On Friday, May 13, group of road bikers got together for the 44th annual Pacific Coast Century Ride. I guess that’s its name. Honestly, I have no idea what to call it. Ever since I was a kid, we just called it “The Ride.”
It started back in the 70s with a guy named George Andrews, who was a passionate biker and peddled throughout Europe and across the United States looking for the best rides on Earth.
Today, this kind of thing is commonplace and it even has an official name: Bike touring. But back then, Andrews was a bit of an oddball, leaving his law practice for months on end to just … ride.
Anyway, he eventually found his stretch – the best 100 miles of open road he had ever seen – and began returning to it every year. Pretty soon, others began coming along too and before long it was an institution, or so the story goes.
The Ride begins in Carmel-by-the-Sea, California, and traces the famed Highway 1 all the way south past Big Sur, Hearst Castle and eventually to the sleepy town of Cambria. Along the way there are redwoods, lighthouses, elephant seals, endless wildflowers and the most stunning coastal views on Earth.
My father first did the ride in 1983 and fell in love instantly. From then on, the second Friday in May was a holy day – the day of The Ride. My dad loves Christmas and Easter and all holidays in between but the family knows these just to pass the time as he waits for spring and his favorite day of the year.
I did my first ride at the age of 12. I only managed the last 25 miles, which are completely flat (and yet I was still so exhausted I fell asleep on my plate that night at the congratulatory dinner). Even so, I felt like I had accomplished something. This was something special and mysterious that grown-ups did and suddenly I was one of them.
I had been baptized with sweat, Gatorade and bike chain grease. In a couple years I was riding the whole thing and every year since I try to go if I possibly can. It’s more than just a day of exercise, it’s an epic journey and a rite of passage. Taking that first turn onto Highway 1 at 7AM, I’m 12 years old again, with nothing ahead but the mountains, the sea, and the open road.
I haven’t been on The Ride in a couple years and I couldn’t make it this year either. I was on assignment for National Geographic, working on a story about the science of belief in the modern world. It’s a topic I’m passionate about and the subject of my upcoming book but it broke my heart not to be able to go on The Ride.
My reporting took me through Italy and southern German, following pilgrims as they traced ancient healing road towards sacred places, reaffirming their faith and bonding with the people around them in a shared adventure.
The pilgrimages were exhausting, lasting up to three days of singing, chanting, carrying heavy crosses, and of course walking. But they were also kind of wonderful. The paths crossed bucolic countryside and stopped in little villages out of step with the modern world.
It’s exactly the kind of experience that we never get any more in our society and that we so desperately need. It didn’t take much for people to spot me as a foreigner and a non-Catholic but everyone smiled and welcomed me and told me about their lives.

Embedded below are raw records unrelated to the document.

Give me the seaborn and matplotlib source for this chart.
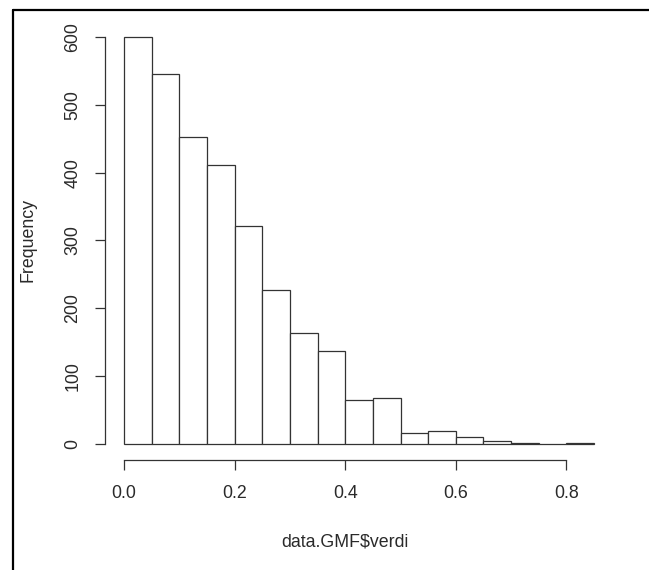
import numpy as np
import seaborn as sns
import matplotlib.pyplot as plt
from matplotlib.lines import Line2D

# histogram of data.GMF$verdi, bins of width 0.05
bin_edges = [0.0, 0.05, 0.10, 0.15, 0.20, 0.25, 0.30, 0.35, 0.40, 0.45,
             0.50, 0.55, 0.60, 0.65, 0.70, 0.75, 0.80, 0.85]
counts = [600, 545, 452, 412, 322, 227, 164, 137, 65, 68,
          16, 19, 10, 4, 2, 0, 2]
x_ticks = [0.0, 0.2, 0.4, 0.6, 0.8]
y_ticks = [0, 100, 200, 300, 400, 500, 600]

sns.set_style('white')
plt.rcParams['font.family'] = ['Liberation Sans', 'DejaVu Sans']

fig = plt.figure(figsize=(6.49, 5.70), dpi=100)
ax = fig.add_axes([0.1621, 0.1925, 0.7823, 0.7712])

mids = [(a + b) / 2 for a, b in zip(bin_edges[:-1], bin_edges[1:])]
sns.histplot(x=mids, weights=counts, bins=bin_edges, ax=ax,
             color='white', edgecolor='#333333', linewidth=0.9, alpha=1)

ax.set_xlim(-0.034, 0.884)
ax.set_ylim(-24, 624)
ax.set_xticks(x_ticks)
ax.set_xticklabels(['0.0', '0.2', '0.4', '0.6', '0.8'])
ax.set_yticks(y_ticks)
ax.set_yticklabels([str(v) for v in y_ticks], rotation=90, va='center')

for s in ['top', 'right']:
    ax.spines[s].set_visible(False)
ax.spines['left'].set_bounds(0, 600)
ax.spines['bottom'].set_bounds(0, 0.8)
for s in ['left', 'bottom']:
    ax.spines[s].set_color('#333333')
    ax.spines[s].set_linewidth(0.9)
ax.tick_params(axis='both', direction='out', length=7, width=0.9,
               color='#333333', labelsize=12.8, labelcolor='#2a2a2a')
ax.tick_params(axis='x', pad=11, bottom=True)
ax.tick_params(axis='y', pad=10, left=True)

ax.set_xlabel(r'data.GMF\$verdi', fontsize=12.8, color='#2a2a2a')
ax.set_ylabel('Frequency', fontsize=12.8, color='#2a2a2a')
ax.xaxis.set_label_coords(0.472, -0.186)
ax.yaxis.label.set_va('center')
ax.xaxis.label.set_va('center')
ax.yaxis.set_label_coords(-0.152, 0.5)

# frame from the screenshot crop (top and left edges only)
fig.add_artist(Line2D([0.0193, 1.0], [0.9833, 0.9833], color='black', lw=1.6,
                      transform=fig.transFigure))
fig.add_artist(Line2D([0.0193, 0.0193], [0.0, 0.9833], color='black', lw=1.6,
                      transform=fig.transFigure))

fig.savefig('out.png', dpi=100)
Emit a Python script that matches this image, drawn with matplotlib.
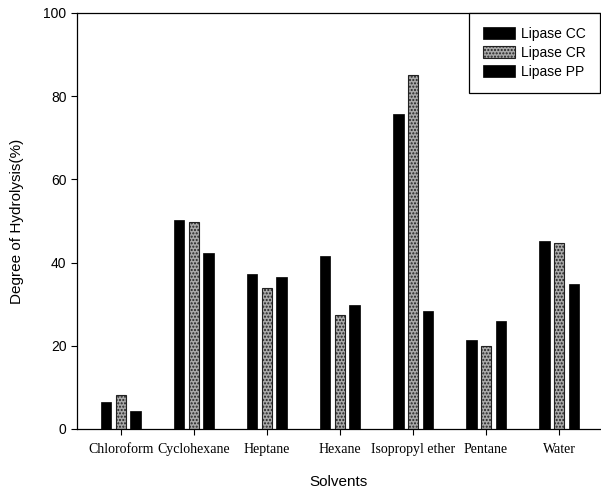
import numpy as np
import matplotlib.pyplot as plt

solvents = ['Chloroform', 'Cyclohexane', 'Heptane', 'Hexane',
            'Isopropyl ether', 'Pentane', 'Water']
lipase_cc = [6.5, 50.2, 37.2, 41.5, 75.8, 21.5, 45.3]
lipase_cr = [8.2, 49.7, 33.8, 27.5, 85.2, 20.0, 44.8]
lipase_pp = [4.3, 42.3, 36.5, 29.8, 28.3, 26.0, 34.8]
yticks = [0, 20, 40, 60, 80, 100]

fig = plt.figure(figsize=(6.01, 4.92), dpi=100)
ax = fig.add_axes([77 / 601, 63 / 492, 523 / 601, 416 / 492])

x = np.arange(len(solvents))
w = 0.14
off = 0.2
ax.bar(x - off, lipase_cc, w, color='black', edgecolor='black', lw=0.5, label='Lipase CC')
ax.bar(x, lipase_cr, w, color='#a9a9a9', edgecolor='#222222', lw=0.8,
       hatch='.....', label='Lipase CR')
ax.bar(x + off, lipase_pp, w, color='black', edgecolor='black', lw=0.5, label='Lipase PP')

ax.set_xlim(-0.6, 6.56)
ax.set_ylim(0, 100)
ax.set_yticks(yticks)
ax.set_xticks(x)
ax.set_xticklabels(solvents, family='Liberation Serif', fontsize=10)
for lab in ax.get_yticklabels():
    lab.set_family('Liberation Sans')
    lab.set_fontsize(10)
ax.tick_params(axis='both', direction='out', length=4, width=0.8)
ax.tick_params(axis='x', pad=6)

ax.spines['right'].set_visible(False)
for s in ['left', 'bottom', 'top']:
    ax.spines[s].set_linewidth(0.9)

ax.set_xlabel('Solvents', family='Liberation Sans', fontsize=11, labelpad=14)
ax.set_ylabel('Degree of Hydrolysis(%)', family='Liberation Sans', fontsize=11, labelpad=14)

leg = ax.legend(loc='upper right', prop={'family': 'Liberation Sans', 'size': 10},
                fancybox=False, edgecolor='black', framealpha=1,
                handlelength=2.3, handleheight=0.9, handletextpad=0.45,
                borderpad=1.0, borderaxespad=0.0, labelspacing=0.35)
leg.get_frame().set_linewidth(0.9)

fig.savefig('out.png', dpi=100)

Some were walking to give thanks, some were walking to ask for grace and some were walking to remember a loved one since passed away. They sang, laughed, gave confessions to walking priests, and occasionally went pee behind the hedges of passing farms.
Walking with a group from Munich on their way to the Chapel of Grace in Altötting, I fell to the back of the line where a cluster of young people walked and sparked up a conversation with a 21-year-old woman named Darya on her 5th year doing the pilgrimage.
As we passed rolling green hills, I asked her how walking for 20 miles a day reaffirms her faith in her church. Surprisingly she said she wasn’t really a believer and didn’t really like the church. Mostly she came for the sake of her parents. Disappointed, I asked if she planned to come again in the future.
“Oh yes,” she said, “I’ll come for the rest of my life. I’ll bring my own kids someday.”
You see, she didn’t come to affirm her belief, she came to explore it. And because in Southern Bavaria, this is who you are. This is where you go to be with people like you and this is where you find God, whatever that might mean to you. It made me wonder which came first, faith or affirmation of faith.
Damn, I thought, if church had been more like this as a kid, maybe I would go more often.
After a bit, she turned the tables on me and asked what I believed. A simple question with a complex answer. I did the best I could, talking about some vague sense of spirituality and love for my fellow man but I could tell she wasn’t buying it.
What I wanted to say – what I should have said – was “This!” I believe in the open road and the open air and people together on a journey and sore legs and a rejuvenated spirit. I believe in the mountains and the sea and little Medieval villages and canola fields and the sensation of seeing it all with people who feel the same way.
I guess I believe in the pilgrimage, whatever form it may take.
I said goodbye to the group at a little pub in a village that probably doesn’t even show up on a map. Clouds were gathering and the afternoon would be a stormy one. No one seemed to mind and Darya even helped carry out the table-sized alter to the Virgin Mary.
I looked off over the German countryside, rays of sunlight cutting through the clouds on the fields and little churches, and made a promise to myself. Next year, no matter where I am in the world, I will not miss The Ride again.